## Rows from a dataset of charts and code
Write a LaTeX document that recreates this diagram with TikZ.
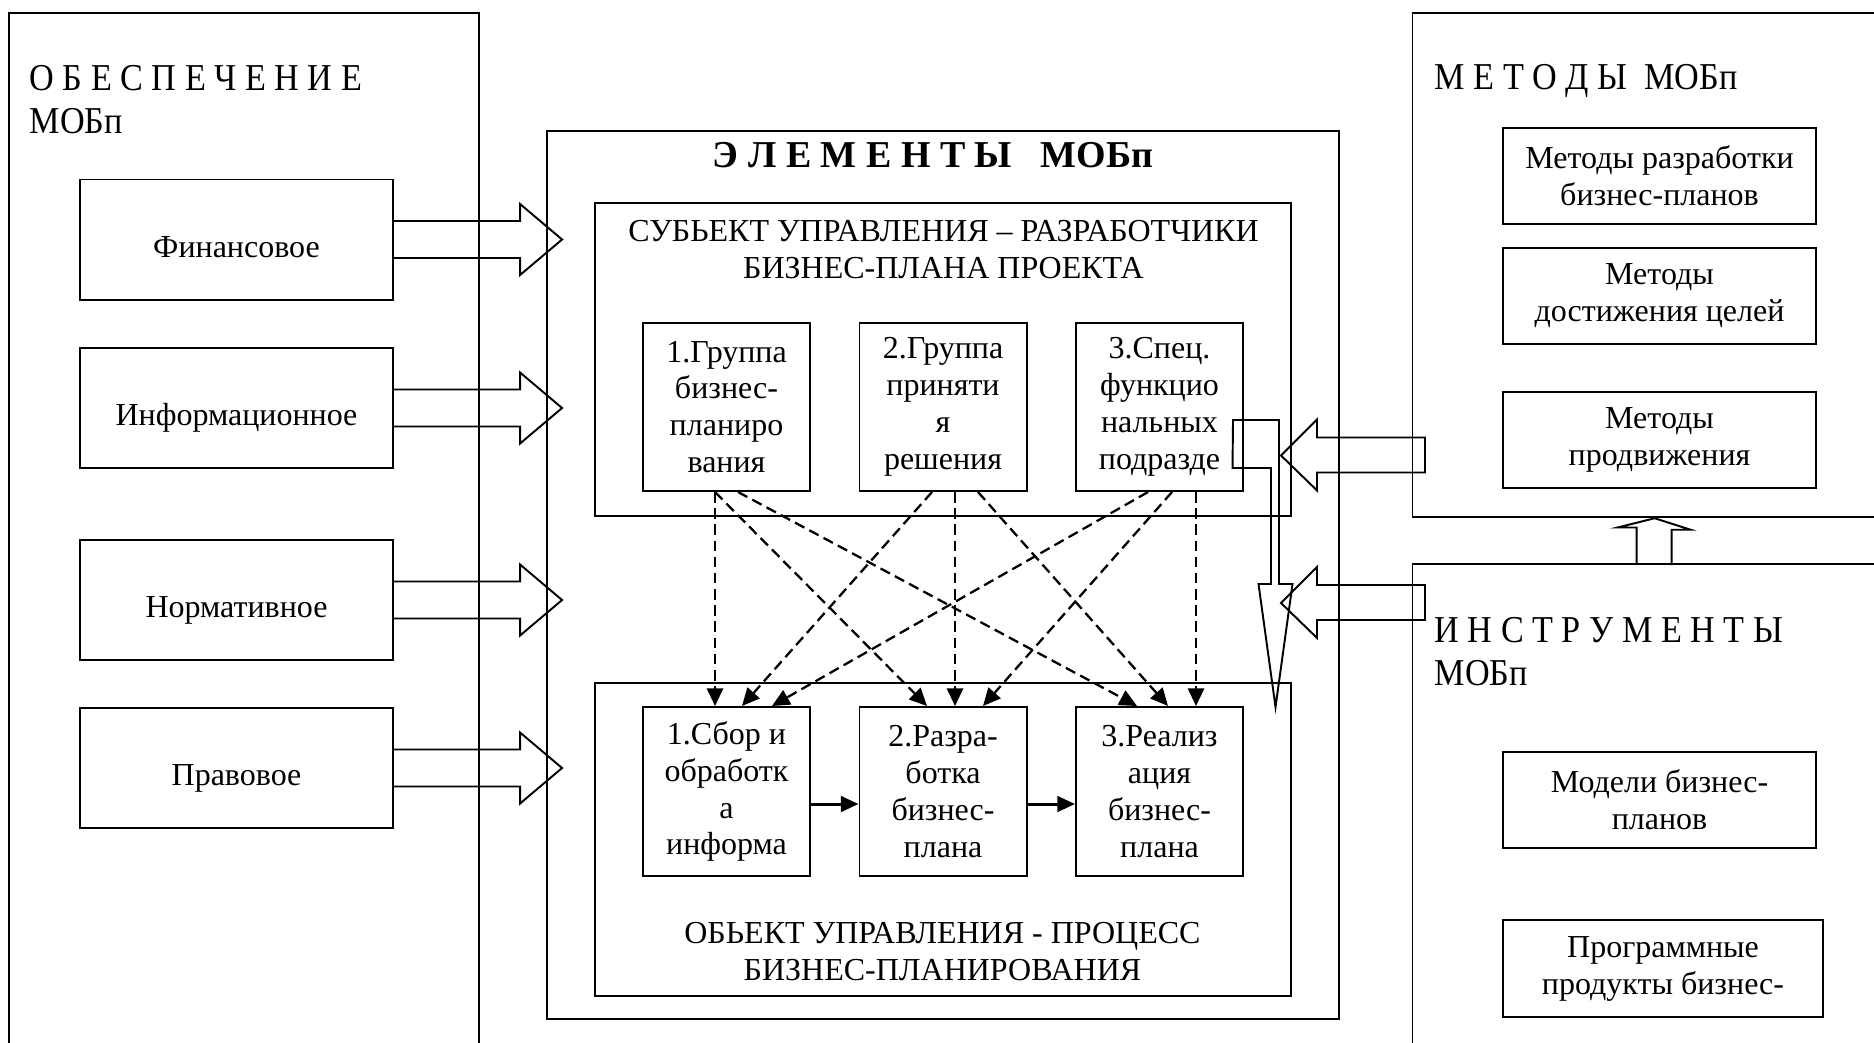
\documentclass[tikz,border=0pt]{standalone}
\usepackage{fontspec}
\setmainfont{Liberation Serif}
\newfontfamily\headfont[FakeStretch=0.9]{Liberation Serif}
\usetikzlibrary{arrows.meta,calc}

\begin{document}
\begin{tikzpicture}[
    x=0.01cm, y=-0.01cm,
    frame/.style={rectangle, draw, line width=0.55pt, inner sep=0pt},
    supp/.style={rectangle, draw, line width=0.55pt, minimum width=3.13cm, minimum height=1.2cm, text height=10pt, text depth=0pt, font=\fontsize{9.1}{10.5}\selectfont},
    grp/.style={rectangle, draw, line width=0.55pt, minimum width=1.67cm, minimum height=1.68cm, inner sep=0pt, align=center, font=\fontsize{9.1}{10.5}\selectfont},
    tool/.style={rectangle, draw, line width=0.55pt, minimum width=3.13cm, minimum height=0.96cm, inner sep=0pt, align=center, font=\fontsize{9.1}{10.5}\selectfont},
    heading/.style={inner sep=0pt, align=left, font=\headfont\fontsize{10.8}{12.2}\selectfont},
    caption/.style={inner sep=0pt, align=center, font=\fontsize{9.1}{10.5}\selectfont},
    hollow/.style={draw, line width=0.55pt, line join=miter},
    link/.style={-{Triangle[length=5pt, width=4.6pt]}, line width=0.65pt, dash pattern=on 3pt off 1.6pt},
    flow/.style={-{Triangle[length=5pt, width=4.4pt]}, line width=0.85pt}
  ]
  \useasboundingbox (0,0) rectangle (1874,1042);
  \clip (0,0) rectangle (1874,1042);

  \node[frame, minimum width=4.70cm, minimum height=11cm, anchor=north west] (obesp) at (8,12) {};
  \node[heading, anchor=north west] (obesptitle) at (29,65) {О Б Е С П Е Ч Е Н И Е\\МОБп};
  \node[supp] (fin)  at (236.5,239.5) {Финансовое};
  \node[supp] (inf)  at (236.5,408)   {Информационное};
  \node[supp] (norm) at (236.5,600)   {Нормативное};
  \node[supp] (prav) at (236.5,768)   {Правовое};

  \node[frame, minimum width=7.92cm, minimum height=8.88cm] (elem) at (943,575) {};
  \node[heading, font=\bfseries\fontsize{10.8}{12.2}\selectfont, anchor=base] (elemtitle) at (933,167) {Э Л Е М Е Н Т Ы\ \ \ МОБп};

  \node[frame, minimum width=6.96cm, minimum height=3.13cm] (subj) at (943,359.5) {};
  \node[caption, anchor=north] (subjtitle) at (943.5,220) {СУБЬЕКТ УПРАВЛЕНИЯ – РАЗРАБОТЧИКИ\\БИЗНЕС-ПЛАНА ПРОЕКТА};
  \node[grp] (s1) at (726.5,407)  {1.Группа\\бизнес-\\планиро\\вания};
  \node[grp] (s2) at (943,407)    {2.Группа\\приняти\\я\\решения};
  \node[grp] (s3) at (1159.5,407) {3.Спец.\\функцио\\нальных\\подразде};

  \node[frame, minimum width=6.96cm, minimum height=3.13cm] (obj) at (943,839.5) {};
  \node[grp, minimum height=1.69cm] (o1) at (726.5,791.5)  {1.Сбор и\\обработк\\а\\информа};
  \node[grp, minimum height=1.69cm] (o2) at (943,791.5)    {2.Разра-\\ботка\\бизнес-\\плана};
  \node[grp, minimum height=1.69cm] (o3) at (1159.5,791.5) {3.Реализ\\ация\\бизнес-\\плана};
  \node[caption, anchor=north] (objtitle) at (942.5,922) {ОБЬЕКТ УПРАВЛЕНИЯ - ПРОЦЕСС\\БИЗНЕС-ПЛАНИРОВАНИЯ};

  \node[frame, minimum width=4.84cm, minimum height=5.04cm, anchor=north west] (meth) at (1411.5,12) {};
  \node[heading, anchor=base west] (methtitle) at (1434,89) {М Е Т О Д Ы\ \ МОБп};
  \node[tool] (m1) at (1659.5,176) {Методы разработки\\бизнес-планов};
  \node[tool] (m2) at (1659.5,296) {Методы\\достижения целей};
  \node[tool] (m3) at (1659.5,440) {Методы\\продвижения};

  \node[frame, minimum width=4.84cm, minimum height=6cm, anchor=north west] (instr) at (1411.5,563) {};
  \node[heading, anchor=north west] (instrtitle) at (1434,617) {И Н С Т Р У М Е Н Т Ы\\МОБп};
  \node[tool] (t1) at (1659.5,800) {Модели бизнес-\\планов};
  \node[tool, minimum width=3.2cm, minimum height=0.97cm] (t2) at (1663,968.5) {Программные\\продукты бизнес-};

  \foreach \a/\da/\b/\db in {s1/-11.5/o1/-11.5, s1/-11.5/o2/-16, s1/11.5/o3/-22.5,
                             s2/-11/o1/15.5, s2/12/o2/12, s2/35/o3/8.5,
                             s3/-11.5/o1/45.5, s3/12.5/o2/40, s3/36.5/o3/36.5}
    \draw[link] ($(\a.south)+(\da,0)$) -- ($(\b.north)+(\db,0)$);

  \draw[flow] ($(o1.east)+(0,12.5)$) -- ($(o2.west)+(0,12.5)$);
  \draw[flow] ($(o2.east)+(0,12.5)$) -- ($(o3.west)+(0,12.5)$);

  \foreach \n in {fin,inf,norm,prav}
    \draw[hollow] (\n.east) ++(0,-18.5) -- ++(126,0) -- ++(0,-17) -- ++(42,35.5)
      -- ++(-42,35.5) -- ++(0,-17) -- ++(-126,0);

  \coordinate (mtip) at (1281,455.5);
  \coordinate (ttip) at (1281,603);
  \foreach \t in {mtip,ttip}
    \draw[hollow] (\t) -- ++(36,-36) -- ++(0,18) -- ++(108,0) -- ++(0,35)
      -- ++(-108,0) -- ++(0,18) -- cycle;

  \coordinate (bend) at (1233,420);
  \draw[hollow] (bend) -- ++(46,0) -- ++(0,164) -- ++(13.5,0) -- ++(-17,123)
    -- ++(-17,-123) -- ++(12.5,0) -- ++(0,-116) -- ++(-38.5,0) -- cycle;

  \draw[hollow] (instr.north) ++(-18,0) -- ++(0,-35.5) -- ++(-19,0) -- (meth.south)
    -- ++(36,11.5) -- ++(-19,0) -- ++(0,35.5);
\end{tikzpicture}
\end{document}
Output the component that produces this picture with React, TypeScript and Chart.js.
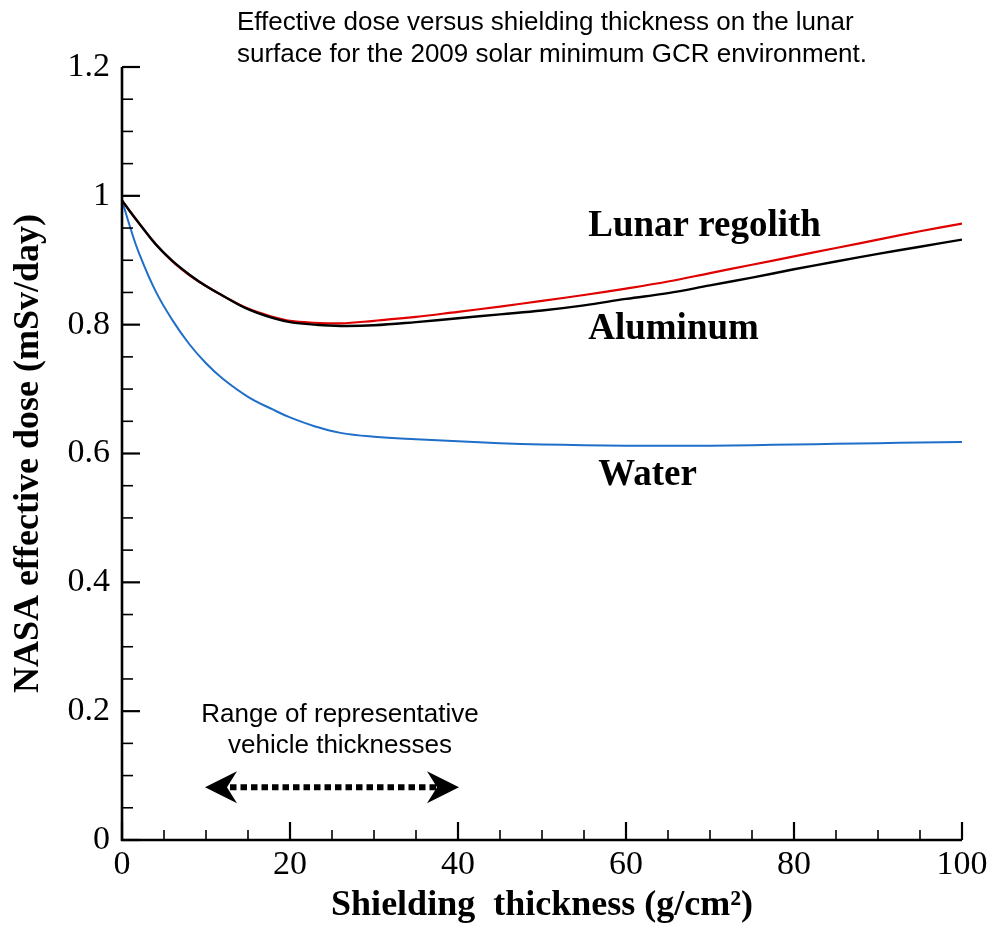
import React, { useEffect, useRef } from "react";
import { Chart, registerables } from "chart.js";

Chart.register(...registerables);

// Shielding thickness (g/cm^2)
const thickness = [0, 1, 2, 4, 6, 8, 10, 12, 15, 18, 20, 23, 26, 30, 35, 40, 45, 50, 55, 60, 65, 70, 75, 80, 85, 90, 95, 100];
// NASA effective dose (mSv/day)
const lunarRegolith = [0.993, 0.975, 0.958, 0.925, 0.898, 0.877, 0.860, 0.845, 0.825, 0.812, 0.806, 0.803, 0.802, 0.806, 0.812, 0.820, 0.828, 0.837, 0.846, 0.856, 0.867, 0.880, 0.893, 0.906, 0.919, 0.932, 0.945, 0.957];
const aluminum = [0.993, 0.975, 0.958, 0.925, 0.899, 0.878, 0.860, 0.845, 0.824, 0.810, 0.804, 0.800, 0.798, 0.799, 0.804, 0.810, 0.816, 0.822, 0.830, 0.840, 0.849, 0.861, 0.873, 0.886, 0.898, 0.910, 0.921, 0.932];
const water = [0.993, 0.950, 0.912, 0.852, 0.807, 0.770, 0.740, 0.716, 0.688, 0.668, 0.656, 0.642, 0.632, 0.626, 0.622, 0.619, 0.616, 0.614, 0.613, 0.612, 0.612, 0.612, 0.613, 0.614, 0.615, 0.616, 0.617, 0.618];

const seriesNames = ["Lunar regolith", "Aluminum", "Water"];
const seriesColors = ["#e00000", "#000000", "#1f6fc8"];

// Labels placed in data coordinates [x, y] (left, baseline)
const seriesLabelPos = [[55.5, 0.938], [55.5, 0.777], [56.7, 0.551]];

const titleLines = [
  "Effective dose versus shielding thickness on the lunar",
  "surface for the 2009 solar minimum GCR environment.",
];
const rangeText = ["Range of representative", "vehicle thicknesses"];
const rangeStart = 10;
const rangeEnd = 40;
const rangeArrowY = 0.082;

const xMajor = [0, 20, 40, 60, 80, 100];
const yMajor = [0, 0.2, 0.4, 0.6, 0.8, 1.0, 1.2];

export default function App() {
  const ref = useRef<HTMLCanvasElement | null>(null);

  useEffect(() => {
    if (!ref.current) return;
    const toPts = (ys: number[]) => thickness.map((x, i) => ({ x, y: ys[i] }));

    const decor = {
      id: "decor",
      afterDraw(chart: any) {
        const ctx = chart.ctx;
        const xs = chart.scales.x;
        const ys = chart.scales.y;
        const left = xs.left;
        const bottom = ys.bottom;
        ctx.save();
        ctx.strokeStyle = "#000";
        for (let k = 0; k <= 20; k++) {
          const v = k * 5;
          const px = xs.getPixelForValue(v);
          const major = k % 4 === 0;
          ctx.lineWidth = major ? 2.2 : 1.6;
          ctx.beginPath();
          ctx.moveTo(px, bottom);
          ctx.lineTo(px, bottom - (major ? 18 : 10));
          ctx.stroke();
        }
        for (let k = 0; k <= 24; k++) {
          const v = k * 0.05;
          const py = ys.getPixelForValue(v);
          const major = k % 4 === 0;
          ctx.lineWidth = major ? 2.2 : 1.6;
          ctx.beginPath();
          ctx.moveTo(left, py);
          ctx.lineTo(left + (major ? 18 : 11), py);
          ctx.stroke();
        }
        ctx.lineWidth = 2.6;
        ctx.beginPath();
        ctx.moveTo(left, ys.top);
        ctx.lineTo(left, bottom);
        ctx.lineTo(xs.right, bottom);
        ctx.stroke();

        ctx.fillStyle = "#000";
        ctx.font = "26px 'Liberation Sans', Arial, sans-serif";
        ctx.textAlign = "left";
        ctx.textBaseline = "alphabetic";
        ctx.fillText(titleLines[0], 237, 30);
        ctx.fillText(titleLines[1], 237, 62);

        ctx.font = "bold 37px 'Liberation Serif', 'Times New Roman', serif";
        seriesNames.forEach((n, i) => {
          ctx.fillText(n, xs.getPixelForValue(seriesLabelPos[i][0]), ys.getPixelForValue(seriesLabelPos[i][1]));
        });

        const x0 = xs.getPixelForValue(rangeStart);
        const x1 = xs.getPixelForValue(rangeEnd);
        const cx = (x0 + x1) / 2 + 8;
        ctx.font = "26px 'Liberation Sans', Arial, sans-serif";
        ctx.textAlign = "center";
        ctx.fillText(rangeText[0], cx, 722);
        ctx.fillText(rangeText[1], cx, 753);

        const ay = ys.getPixelForValue(rangeArrowY);
        ctx.lineWidth = 6;
        ctx.setLineDash([6.5, 4]);
        ctx.beginPath();
        ctx.moveTo(x0 + 24, ay);
        ctx.lineTo(x1 - 22, ay);
        ctx.stroke();
        ctx.setLineDash([]);
        const head = (tip: number, dir: number) => {
          ctx.beginPath();
          ctx.moveTo(tip, ay);
          ctx.lineTo(tip + dir * 32, ay - 16);
          ctx.lineTo(tip + dir * 22, ay);
          ctx.lineTo(tip + dir * 32, ay + 16);
          ctx.closePath();
          ctx.fill();
        };
        head(x0 - 1, 1);
        head(x1 + 1, -1);
        ctx.restore();
      },
    };

    const chart = new Chart(ref.current, {
      type: "line",
      data: {
        datasets: [
          { label: seriesNames[1], data: toPts(aluminum), borderColor: seriesColors[1], borderWidth: 2.4, pointRadius: 0, tension: 0.4 },
          { label: seriesNames[0], data: toPts(lunarRegolith), borderColor: seriesColors[0], borderWidth: 2.2, pointRadius: 0, tension: 0.4 },
          { label: seriesNames[2], data: toPts(water), borderColor: seriesColors[2], borderWidth: 2, pointRadius: 0, tension: 0.4 },
        ],
      },
      options: {
        responsive: false,
        animation: false,
        layout: { padding: { left: 0, top: 67, right: 32, bottom: 0 } },
        plugins: { legend: { display: false }, tooltip: { enabled: false } },
        scales: {
          x: {
            type: "linear",
            min: 0,
            max: 100,
            afterFit: (s: any) => { s.height = 86; },
            afterBuildTicks: (s: any) => { s.ticks = xMajor.map((v) => ({ value: v })); },
            grid: { display: false, drawTicks: false },
            border: { display: false },
            ticks: {
              color: "#000",
              padding: 5,
              maxRotation: 0,
              font: { family: "'Liberation Serif', 'Times New Roman', serif", size: 34 },
            },
            title: {
              display: true,
              text: "Shielding  thickness (g/cm²)",
              color: "#000",
              padding: { top: 0, bottom: 2 },
              font: { family: "'Liberation Serif', 'Times New Roman', serif", size: 36, weight: "bold", lineHeight: 1 },
            },
          },
          y: {
            type: "linear",
            min: 0,
            max: 1.2,
            afterFit: (s: any) => { s.width = 122; },
            afterBuildTicks: (s: any) => { s.ticks = yMajor.map((v) => ({ value: v })); },
            grid: { display: false, drawTicks: false },
            border: { display: false },
            ticks: {
              color: "#000",
              padding: 12,
              callback: (v: any) => String(Math.round(Number(v) * 10) / 10),
              font: { family: "'Liberation Serif', 'Times New Roman', serif", size: 34 },
            },
            title: {
              display: true,
              text: "NASA effective dose (mSv/day)",
              color: "#000",
              padding: { top: 11, bottom: 0 },
              font: { family: "'Liberation Serif', 'Times New Roman', serif", size: 36, weight: "bold", lineHeight: 1 },
            },
          },
        },
      },
      plugins: [decor],
    });
    return () => chart.destroy();
  }, []);

  return (
    <div style={{ position: "absolute", left: 0, top: 0, width: 994, height: 926, background: "#fff" }}>
      <canvas ref={ref} width={994} height={926} style={{ display: "block" }} />
    </div>
  );
}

## Written exercise
Above this task is a listing with pictures in it. Retype only the lines from the one containing "Output the component" through the one containing "Chart.register(...registerables);", both included, and not the pictures.

## Exercise response
Output the component that produces this picture with React, TypeScript and Chart.js.
import React, { useEffect, useRef } from "react";
import { Chart, registerables } from "chart.js";

Chart.register(...registerables);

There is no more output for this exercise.